Dual-Emissive Iridium(III) Complex with Aggregation-Induced Emission: Mechanistic Insights into Electron Transfer for Enhanced Hypoxia Detection in 3D Tumor Models

Accurate oxygen detection and measurement of its concentration is vital in biological and industrial applications, necessitating highly sensitive and reliable sensors. Optical sensors, valued for their real-time monitoring, nondestructive analysis, and exceptional sensitivity, are particularly suited for precise oxygen measurements. Here, we report a dual-emissive iridium(III) complex, IrNPh2, featuring “aggregation-induced emission” (AIE) properties and used for sensitive oxygen sensing. IrNPh2 exhibits dual emissions at 450 and 515 nm, with 515 nm triplet-state emission demonstrating remarkable oxygen sensitivity due to its long-lived excited state (12.12 μs) and high quantum yield (68%). Stern–Volmer analysis reveals a notable quenching constant (Ksv = 12.44%–1) and an ultralow detection limit of 0.0397%, emphasizing its superior performance. The oxygen quenching mechanism is driven by electron transfer (ET), supported by computational studies showing the lowest-unoccupied molecular orbital (LUMO) alignment of IrNPh2 with the πg* orbitals of triplet oxygen, leading to superoxide radical (O2•–) formation. Electron paramagnetic resonance (EPR) studies further confirm this pathway. Biological evaluations using a three-dimensional (3D) U87-MG glioma spheroid model highlight the ability of IrNPh2 to detect hypoxic regions, with significant fluorescence enhancement under hypoxia and minimal cytotoxicity (>80% viability at 100 μM). With high sensitivity, low detection limits, and biocompatibility, IrNPh2 emerges as a promising candidate for oxygen sensing in environmental and biomedical applications, especially tumor hypoxia detection.

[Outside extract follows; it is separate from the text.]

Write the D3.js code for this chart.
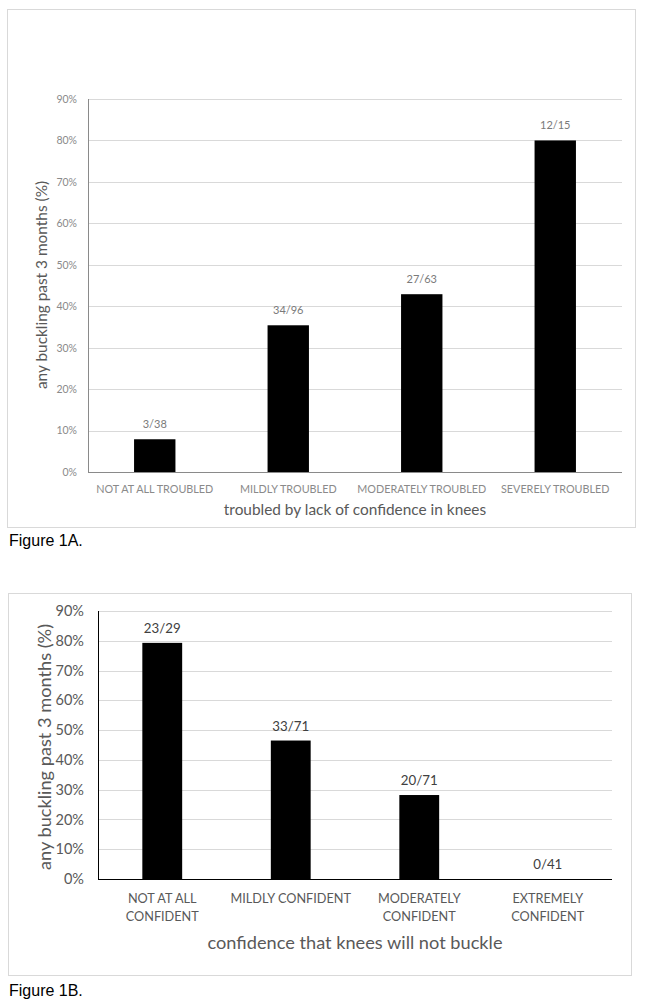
<!DOCTYPE html>
<html><head><meta charset="utf-8">
<script src="https://cdn.jsdelivr.net/npm/d3@7"></script>
<style>body{margin:0;background:#fff;} svg{display:block;}</style>
</head><body>
<svg id="c" width="645" height="1007"></svg>
<script>
// Figure 1A data
const catsA = ["NOT AT ALL TROUBLED", "MILDLY TROUBLED", "MODERATELY TROUBLED", "SEVERELY TROUBLED"];
const valsA = [7.9, 35.4, 42.9, 80.0];
const labelsA = ["3/38", "34/96", "27/63", "12/15"];
// Figure 1B data
const catsB = [["NOT AT ALL", "CONFIDENT"], ["MILDLY CONFIDENT"], ["MODERATELY", "CONFIDENT"], ["EXTREMELY", "CONFIDENT"]];
const valsB = [79.3, 46.5, 28.2, 0];
const labelsB = ["23/29", "33/71", "20/71", "0/41"];
const ticks = [0, 10, 20, 30, 40, 50, 60, 70, 80, 90];

const font = "Lato, 'Open Sans', sans-serif";
const svg = d3.select("#c");

function chart(o) {
  const g = svg.append("g");
  g.append("rect").attr("x", o.box[0] + 0.5).attr("y", o.box[1] + 0.5)
    .attr("width", o.box[2]).attr("height", o.box[3])
    .attr("fill", "#fff").attr("stroke", "#d9d9d9");
  const x = d3.scaleBand().domain(d3.range(o.cats.length)).range([o.left, o.right]).paddingInner(0.69).paddingOuter(0.345);
  const y = d3.scaleLinear().domain([0, 90]).range([o.bottom, o.top]);
  // grid
  g.selectAll(".grid").data(ticks.slice(1)).join("line")
    .attr("x1", o.left).attr("x2", o.right)
    .attr("y1", d => Math.round(y(d)) + 0.5).attr("y2", d => Math.round(y(d)) + 0.5)
    .attr("stroke", "#d9d9d9").attr("stroke-width", 1);
  // y axis
  const ya = d3.axisLeft(y).tickValues(ticks).tickFormat(d => d + "%").tickSize(0).tickPadding(o.tickPad);
  const yg = g.append("g").attr("transform", `translate(${o.left},0)`).call(ya);
  yg.select(".domain").remove();
  yg.selectAll("text").attr("font-family", font).attr("font-size", o.tickSize).attr("fill", o.tickColor);
  // bars
  g.selectAll(".bar").data(o.vals).join("rect")
    .attr("x", (d, i) => x(i)).attr("width", x.bandwidth())
    .attr("y", d => y(d)).attr("height", d => y(0) - y(d)).attr("fill", "#000");
  // data labels
  g.selectAll(".lab").data(o.labels).join("text")
    .attr("x", (d, i) => x(i) + x.bandwidth() / 2)
    .attr("y", (d, i) => y(o.vals[i]) - o.labOff)
    .attr("text-anchor", "middle").attr("font-family", font)
    .attr("font-size", o.labSize).attr("fill", o.labColor).text(d => d);
  // axis lines
  g.append("line").attr("x1", o.left + 0.5).attr("x2", o.left + 0.5).attr("y1", o.top).attr("y2", o.bottom + 0.5)
    .attr("stroke", o.axisColor);
  const xa = d3.axisBottom(x).tickSize(0).tickFormat("");
  const xg = g.append("g").attr("transform", `translate(0,${Math.round(o.bottom) + 0.5})`).call(xa);
  xg.select(".domain").attr("stroke", o.axisColor).attr("d", `M${o.left},0H${o.right}`);
  // category labels
  o.cats.forEach((c, i) => {
    const lines = Array.isArray(c) ? c : [c];
    lines.forEach((t, j) => {
      g.append("text").attr("x", x(i) + x.bandwidth() / 2).attr("y", o.catY + j * o.catLine)
        .attr("text-anchor", "middle").attr("font-family", font).attr("font-size", o.catSize)
        .attr("fill", o.tickColor).text(t);
    });
  });
  // axis titles
  g.append("text").attr("x", o.xTitle[0]).attr("y", o.xTitle[1]).attr("text-anchor", "middle")
    .attr("font-family", font).attr("font-size", o.titleSize).attr("fill", "#595959").text(o.xTitleText);
  g.append("text").attr("transform", `translate(${o.yTitle[0]},${o.yTitle[1]}) rotate(-90)`).attr("text-anchor", "middle")
    .attr("font-family", font).attr("font-size", o.titleSize).attr("fill", "#595959").text(o.yTitleText);
  // figure caption
  g.append("text").attr("x", 9).attr("y", o.capY).attr("font-family", "Liberation Sans, Arial, sans-serif")
    .attr("font-size", 16).attr("fill", "#000").text(o.caption);
}

chart({
  box: [7, 9, 628, 518], left: 88, right: 622, top: 99, bottom: 472,
  cats: catsA, vals: valsA, labels: labelsA,
  tickPad: 11, tickSize: 10.5, tickColor: "#8a8a8a", labSize: 11, labColor: "#7a7a7a", labOff: 11,
  axisColor: "#8a8a8a", catY: 493, catLine: 0, catSize: 10.8,
  xTitle: [355, 515], yTitle: [47, 285], titleSize: 15.4,
  xTitleText: "troubled by lack of confidence in knees", yTitleText: "any buckling past 3 months (%)",
  capY: 546, caption: "Figure 1A."
});
chart({
  box: [8, 593, 623, 382], left: 98, right: 612, top: 611, bottom: 879,
  cats: catsB, vals: valsB, labels: labelsB,
  tickPad: 14, tickSize: 14.5, tickColor: "#595959", labSize: 13.3, labColor: "#404040", labOff: 10,
  axisColor: "#000", catY: 903, catLine: 18, catSize: 12.7,
  xTitle: [355, 949], yTitle: [51, 747], titleSize: 18.2,
  xTitleText: "confidence that knees will not buckle", yTitleText: "any buckling past 3 months (%)",
  capY: 996, caption: "Figure 1B."
});
</script>
</body></html>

精准的氧气检测及其浓度定量在生物与工业应用中均具有关键意义，因此亟需兼具高灵敏度与高可靠性的传感器件。光学传感器凭借可实现实时监测、无损分析且灵敏度优异的特点，尤其适配高精度氧气检测场景。本研究报道一种双发射铱(III)配合物IrNPh2，其具备聚集诱导发光（aggregation-induced emission, AIE）特性，可用于高灵敏度氧气传感。IrNPh2在450 nm与515 nm处呈现双发射峰，其中515 nm处的三重态发射因激发态寿命长达12.12 μs、量子产率达68%，表现出优异的氧气响应灵敏度。斯特恩-沃尔默（Stern-Volmer）分析结果显示，该配合物的淬灭常数可达12.44 %⁻¹，超低检测限低至0.0397%，进一步凸显其优异的传感性能。氧气淬灭的机制为电子转移（electron transfer, ET），计算研究证实，IrNPh2的最低未占据分子轨道（lowest-unoccupied molecular orbital, LUMO）与三重态氧气的πg*轨道能级匹配，可生成超氧自由基（O2•–）。电子顺磁共振（electron paramagnetic resonance, EPR）实验进一步验证了这一淬灭路径。通过三维（3D）U87-MG胶质瘤球体模型开展的生物学评价结果表明，IrNPh2可有效检测缺氧区域：在缺氧环境下荧光信号显著增强，且细胞毒性极低——100 μM浓度下细胞存活率仍高于80%。凭借高灵敏度、超低检测限与良好的生物相容性，IrNPh2有望成为环境与生物医学领域氧气传感的优质候选材料，尤其适用于肿瘤缺氧检测场景。